Ein bisschen so ist es jetzt auch: Die Jahre mit Lucien Favre, die Jahre der Wiedergeburt der Legende, als der Schweizer und Eberl es "schafften, die DNA wieder hervorzuholen" und in die Moderne zu übertragen mit Favres Gladbach-Tiki-Taka, dessen ästhetischer Ritterschlag der Ausdruck "Borussia Barcelona" war, hat für die Neuzeit des Klubs trotz der Titellosigkeit die Strahlkraft der 70er und hat Maßstäbe gesetzt. Denn "die Champions-League-Teilnahme ist für uns wie eine Meisterschaft", sagt Eberl gern. Dass Favre Borussia aus eineinhalb Dekaden der Traurigkeit und mit zwei Abstiegen reanimierte, erneuerte und nach Europa führte, kommt hinzu. Borussias Fans sogen die Glücksgefühle auf wie ein Schwamm. Wegen Europa. Und wegen des Stils.

In der vergangenen Saison war Borussia Neunter, nun ist sie Achter. Eberl definiert das als Normalität, die "nicht sexy ist, aber dazu gehört". Andere sehen das anders. Ur-Borusse Berti Vogts spricht in seiner Telekom-Kolumne von "einer enttäuschenden Saison": "Dieter Hecking hat anfangs gute Arbeit gemacht, er hat das Vertrauen von Manager Max Eberl und noch einen Vertrag bis 2019. Viel wichtiger als ein neuer Trainer ist ein Umdenken im Klub", so Vogts. Er rät Eberl, "mal auf den Tisch zu hauen und auch mal über Fehler zu sprechen".

Max Eberl hat indes angekündigt, "jeden Stein umzudrehen", warb bei der Mitgliederversammlung aber auch um das Vertrauen der Fans.
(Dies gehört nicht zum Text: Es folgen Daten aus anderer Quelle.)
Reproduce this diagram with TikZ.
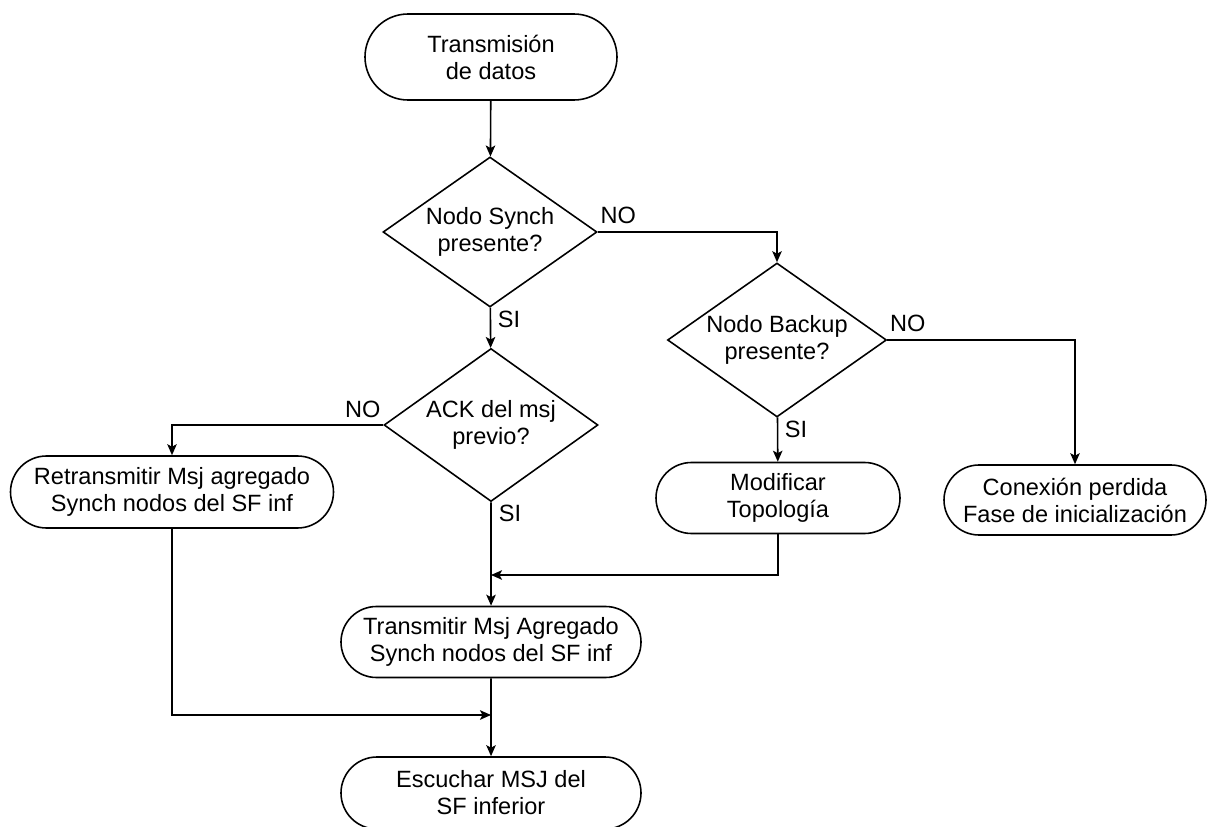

Um das Vertrauen, das da war in der Favre-Ära, auch wenn es nicht so gut lief. "Der Favre macht das schon", war dann zu hören, und die Mannschaft hatte ein fixes systemisches Korsett und extreme Automatismen, auf die es sich zurückziehen konnte in schwierigen Situationen.

Manches wird natürlich verklärt, ganz sicher - selbst die Fohlenelf machte nicht nur gute Spiele, auch da waren die Fans angesichts der großen Erfolge verwöhnt. "Wenn wir mal einen Rückpass gespielt haben, gab es gleich Rumoren", erinnert sich Vogts im Gespräch mit unserer Redaktion. Auch bei Favre gab es einige Normalität - aber eben auch viel Geborgenheit.

In der Talk-Sendung "Doppelpass" riet Ex-Nationalspieler Thomas Strunz (auch der Berater des Borussen Vincenzo Grifo) Borussia, sich so langsam von der Ära Favre zu emanzipieren, dieser Zeit also etwas Neues entgegenzusetzen, so wie die Favre-Ära der neuzeitliche Gegenpol zu den 70ern geworden ist.

Eberl erklärte bei der Mitgliederversammlung die Fohlenphilosohie erneut für alternativlos. Er und Hecking sind nun gefragt, sie punktuell neu zu modellieren, mit einem neuen System oder einem anderen Stürmertypen zum Beispiel. Borussias DNA gibt die "Leitplanken" (Eberl) vor, dazwischen ist aber viel Spielraum. Den gilt es zu nutzen im Sinne des Borussen-Fußballs. Der ist auch eine Frage des Stils.